Ezra, der Freund des oben erwähnten Adlers, begleitet einen einen übrigens auch bis ans Ende des Spiels obwohl er ebenfalls nichts zu irgendwas beiträgt. Seine Eltern sind zwar aus mysteriösen Gründen verschwunden, aber die Entwickler hatten scheinbar niemals vor zu beantworten was aus denen geworden ist (wenn sie es denn überhaupt jemals wussten). Stattdessen bleiben sie verschollen wodurch Ezras Story ebenfalls im Sand verläuft.
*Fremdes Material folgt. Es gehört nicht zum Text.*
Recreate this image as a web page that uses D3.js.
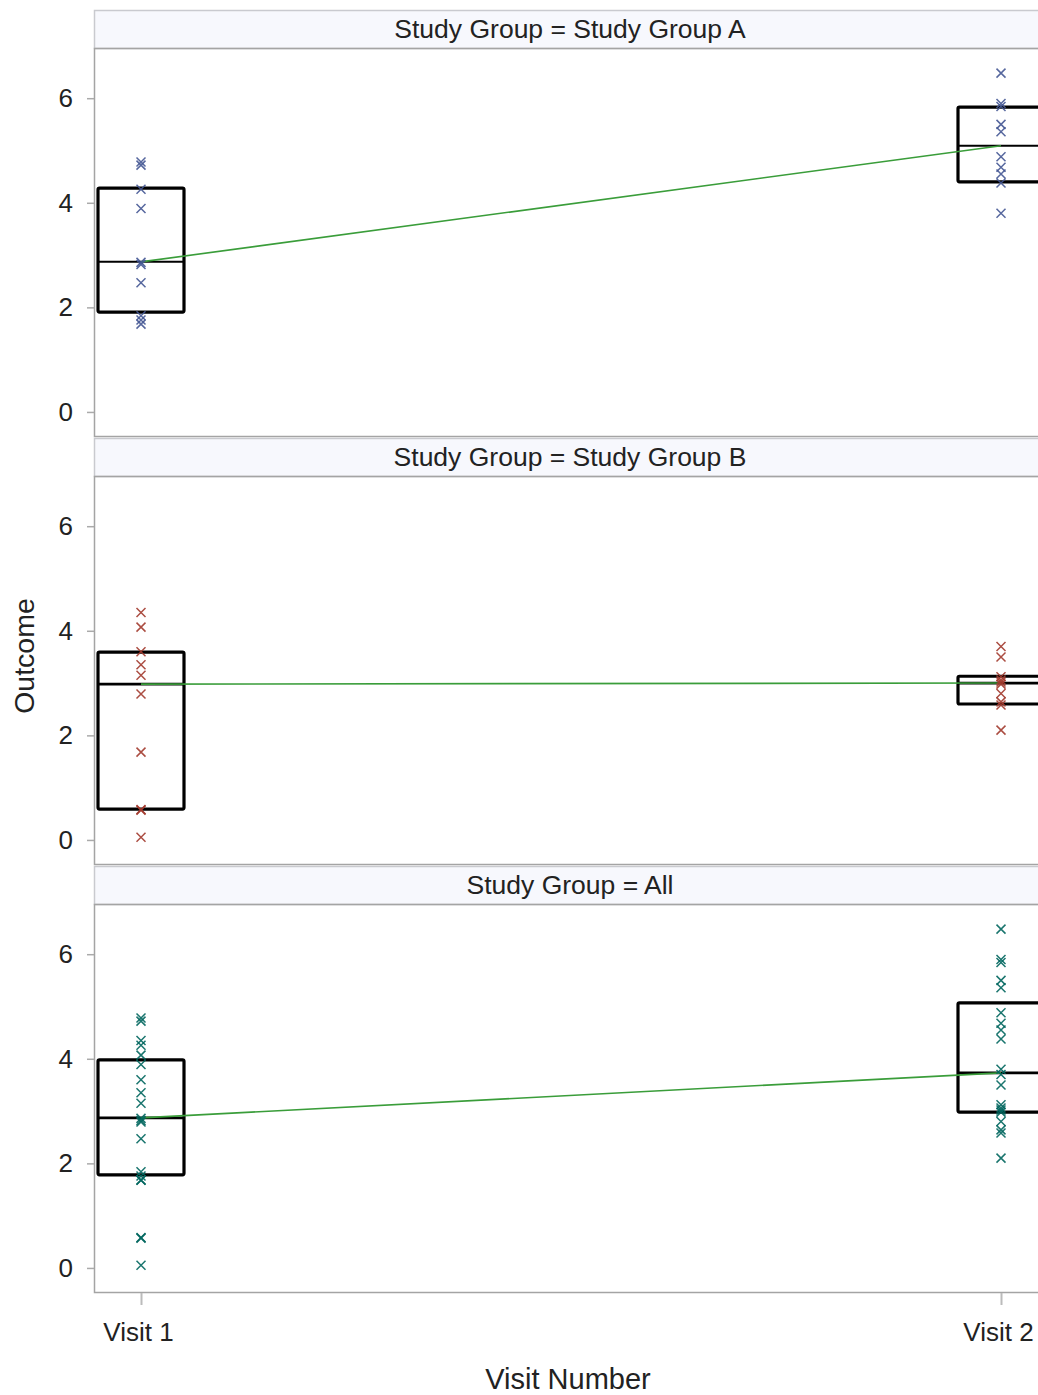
<!DOCTYPE html>
<html>
<head>
<meta charset="utf-8">
<script src="https://cdn.jsdelivr.net/npm/d3@7"></script>
<style>
  html, body { margin: 0; padding: 0; background: #fff; overflow: hidden; }
  svg { display: block; font-family: "Liberation Sans", Arial, sans-serif; }
</style>
</head>
<body>
<svg id="chart" width="1038" height="1395"></svg>
<script>
// Visits on the x axis and the panel groups
const visits = ["Visit 1", "Visit 2"];
const groups = ["Study Group A", "Study Group B", "All"];
const yTicks = [0, 2, 4, 6];

// Individual outcomes per group and visit
const groupAVisit1 = [4.78, 4.72, 4.26, 3.89, 2.86, 2.82, 2.47, 1.84, 1.76, 1.68];
const groupAVisit2 = [6.48, 5.90, 5.84, 5.50, 5.36, 4.88, 4.68, 4.55, 4.38, 3.80];
const groupBVisit1 = [4.35, 4.07, 3.60, 3.35, 3.15, 2.79, 1.68, 0.58, 0.57, 0.05];
const groupBVisit2 = [3.70, 3.50, 3.12, 3.06, 3.02, 2.98, 2.80, 2.64, 2.58, 2.10];

// Box statistics per panel (rows) and visit (columns)
const q1Values     = [[1.91, 4.40], [0.59, 2.60], [1.78, 2.98]];
const medianValues = [[2.87, 5.09], [2.98, 3.00], [2.87, 3.73]];
const q3Values     = [[4.28, 5.83], [3.59, 3.13], [3.98, 5.07]];

const markerColors = ["#445694", "#a23a2e", "#01665e"];

const panelPoints = [
  [groupAVisit1, groupAVisit2],
  [groupBVisit1, groupBVisit2],
  [groupAVisit1.concat(groupBVisit1), groupAVisit2.concat(groupBVisit2)]
];

const svg = d3.select("#chart");
const left = 94, right = 1048;
const firstTop = 10, pitch = 428, headerH = 38, plotH = 388;
const textColor = "#222";
const frameColor = "#a4a4a4";
const fontStack = "Liberation Sans, Arial, sans-serif";

const x = d3.scalePoint().domain(visits).range([141, 1001]);
const boxHalf = 43;

groups.forEach((g, i) => {
  const top = firstTop + i * pitch;
  const plotTop = top + headerH;
  const y = d3.scaleLinear().domain([-0.46, 6.96]).range([plotTop + plotH, plotTop]);

  const panel = svg.append("g").attr("class", "panel");

  // header strip
  panel.append("rect")
    .attr("x", left + 0.5).attr("y", top + 0.5)
    .attr("width", right - left).attr("height", headerH)
    .attr("fill", "#f7f8fd").attr("stroke", "#c9cacf").attr("stroke-width", 1.5);
  panel.append("text")
    .attr("x", (left + right) / 2 - 1).attr("y", top + headerH / 2)
    .attr("text-anchor", "middle").attr("dominant-baseline", "central")
    .attr("font-size", 26.5).attr("fill", textColor)
    .text("Study Group = " + g);

  // plot frame
  panel.append("rect")
    .attr("x", left + 0.5).attr("y", plotTop + 0.5)
    .attr("width", right - left).attr("height", plotH)
    .attr("fill", "none").attr("stroke", frameColor).attr("stroke-width", 1.5);

  // y axis
  const yAxis = d3.axisLeft(y).tickValues(yTicks).tickSize(7).tickPadding(14).tickFormat(d3.format("d"));
  const ya = panel.append("g").attr("transform", `translate(${left},0)`).call(yAxis);
  ya.select(".domain").remove();
  ya.selectAll(".tick line").attr("stroke", "#aaa").attr("stroke-width", 1.5);
  ya.selectAll(".tick text").attr("font-size", 26).attr("fill", textColor)
    .attr("font-family", fontStack);

  const pts = panelPoints[i];

  // boxes
  visits.forEach((v, j) => {
    const cx = x(v);
    panel.append("rect")
      .attr("x", cx - boxHalf).attr("y", y(q3Values[i][j]))
      .attr("width", boxHalf * 2).attr("height", y(q1Values[i][j]) - y(q3Values[i][j]))
      .attr("fill", "none").attr("stroke", "#000").attr("stroke-width", 3.2)
      .attr("rx", 1.5);
    panel.append("line")
      .attr("x1", cx - boxHalf).attr("x2", cx + boxHalf)
      .attr("y1", y(medianValues[i][j])).attr("y2", y(medianValues[i][j]))
      .attr("stroke", "#000").attr("stroke-width", i === 0 ? 2 : 2.8);
  });

  // line joining the medians
  panel.append("path")
    .datum(visits.map((v, j) => [x(v), y(medianValues[i][j])]))
    .attr("d", d3.line())
    .attr("fill", "none").attr("stroke", "#3a9d3a").attr("stroke-width", 1.6);

  // individual markers
  visits.forEach((v, j) => {
    const cx = x(v);
    panel.append("g").selectAll("path").data(pts[j]).join("path")
      .attr("d", d => {
        const cy = y(d), s = 4.5;
        return `M${cx - s},${cy - s}L${cx + s},${cy + s}M${cx - s},${cy + s}L${cx + s},${cy - s}`;
      })
      .attr("stroke", markerColors[i]).attr("stroke-width", 1.5).attr("fill", "none")
      .attr("opacity", 0.9);
  });

  // x axis under the last panel
  if (i === groups.length - 1) {
    const xAxis = d3.axisBottom(x).tickSize(12).tickPadding(18);
    const xa = panel.append("g").attr("transform", `translate(0,${plotTop + plotH + 1})`).call(xAxis);
    xa.select(".domain").remove();
    xa.selectAll(".tick line").attr("stroke", "#bbb").attr("stroke-width", 2);
    xa.selectAll(".tick text").attr("font-size", 26).attr("fill", textColor)
      .attr("font-family", fontStack).attr("dx", -3);
  }
});

// axis titles
svg.append("text")
  .attr("x", 568).attr("y", 1389)
  .attr("text-anchor", "middle").attr("font-size", 29).attr("fill", textColor)
  .text("Visit Number");
svg.append("text")
  .attr("transform", "translate(34,656) rotate(-90)")
  .attr("text-anchor", "middle").attr("font-size", 28.5).attr("fill", textColor)
  .text("Outcome");
</script>
</body>
</html>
Kentucky Route Zero hätte von daher auch eine lose Aneinanderreihung zusammenhangloser Szenen sein können und es hätte storytechnisch so gut wie keinen Unterschied gemacht. Und das wäre vermutlich sogar interessanter gewesen als das was die Entwickler tatsächlich fabriziert haben. Wenn man die kaum vorhandene Story außen vorlässt, dann ist Kentucky Route Zero nämlich ein richtig gutes Spiel. Also, vom Gameplay her zwar nicht, weil es sich hier hauptsächlich um einen Walking Simulator handelt, aber die Inszenierung ist teilweise fantastisch, was vermutlich der einzige Grund ist warum das Spiel so lange in Entwicklung war. Mit der Länge lässt es sich jedenfalls nicht rechtfertigen, da die einzelnen Episoden jeweils nur ein oder zwei Stunden dauern.

Horror

Es gibt außerdem Momente die kurzzeitig den Eindruck erwecken als ob sich die Story so ein bisschen in Richtung Horror entwickeln würde. Das ist schlussendlich aber leider nie passiert obwohl das mit der Grafik und der Experimentierfreudigkeit der Entwickler vermutlich richtig cool hätte werden können. Stattdessen bekommt man hier ein Spiel geboten das von allem so ein bisschen was zu bieten hat, aber welches mit keinem seiner Elemente wirklich überzeugen kann.

Von daher kann ich echt nicht nachvollziehen was an Kentucky Route Zero so gut sein soll. Für mich ist es einfach nur ein wunderbares Beispiel für Style over Substance. Und allein dafür kann ich es schlichtweg niemandem empfehlen. Und falls mir jemand vorwerfen will dass ich das Spiel schlichtweg nicht verstehe: ja, kann durchaus sein. Ich fand das Gesamterlebnis aber so langweilig dass ich nicht auch nur eine weitere Sekunde mit verschwenden will. Erst recht nicht nach dieser furchtbaren, letzten Katzenepisode, bei der ich mir den Eindruck nicht erwehren kann dass die Entwickler nach all den Jahren schlichtweg das Handtuch geworfen haben und es einfach nur noch hinter sich bringen wollten.




Kentucky Route Zero ist ein Adventure das zwar eine halbe Ewigkeit in Entwicklung war, aber welches trotzdem so wirkt als ob die Entwickler keine Ahnung hatten wohin die Story eigentlich gehen sollte. Stattdessen haben sie das Spiel mit vielen zusammenhanglosen Szenen vollgestopft die höchstens mit ihrer Präsentation glänzen können.

 

Positive Aspekte von Kentucky Route Zero

  • Die Präsentation ist teilweise fantastisch.
  • Es gibt ein paar sehr atmosphärische, gesungene Songs.

 

Negative Aspekte von Kentucky Route Zero

  • Ein wunderbares Beispiel für Style over Substance. 
  • Die Charaktere sind leider durch die Bank uninteressant.
  • Trotz all der Jahre die es in Entwicklung war ist das Spiel insgesamt sehr kurz. 
  • Die Story ist extrem minimalistisch und wird von vielen, irrelevanten Szenen zusammengehalten.
  • Der letzte Akt besteht einzig und allein daraus eine Stunde lang als Katze im Kreis zu rennen und langweilige Gespräche zu belauschen.
  • Das Spiel hat zwar viele interessante Ideen zu bieten, die werden aber allesamt nur kurz behandelt bevor die Story wieder auf irgendwas anderes umschwenkt.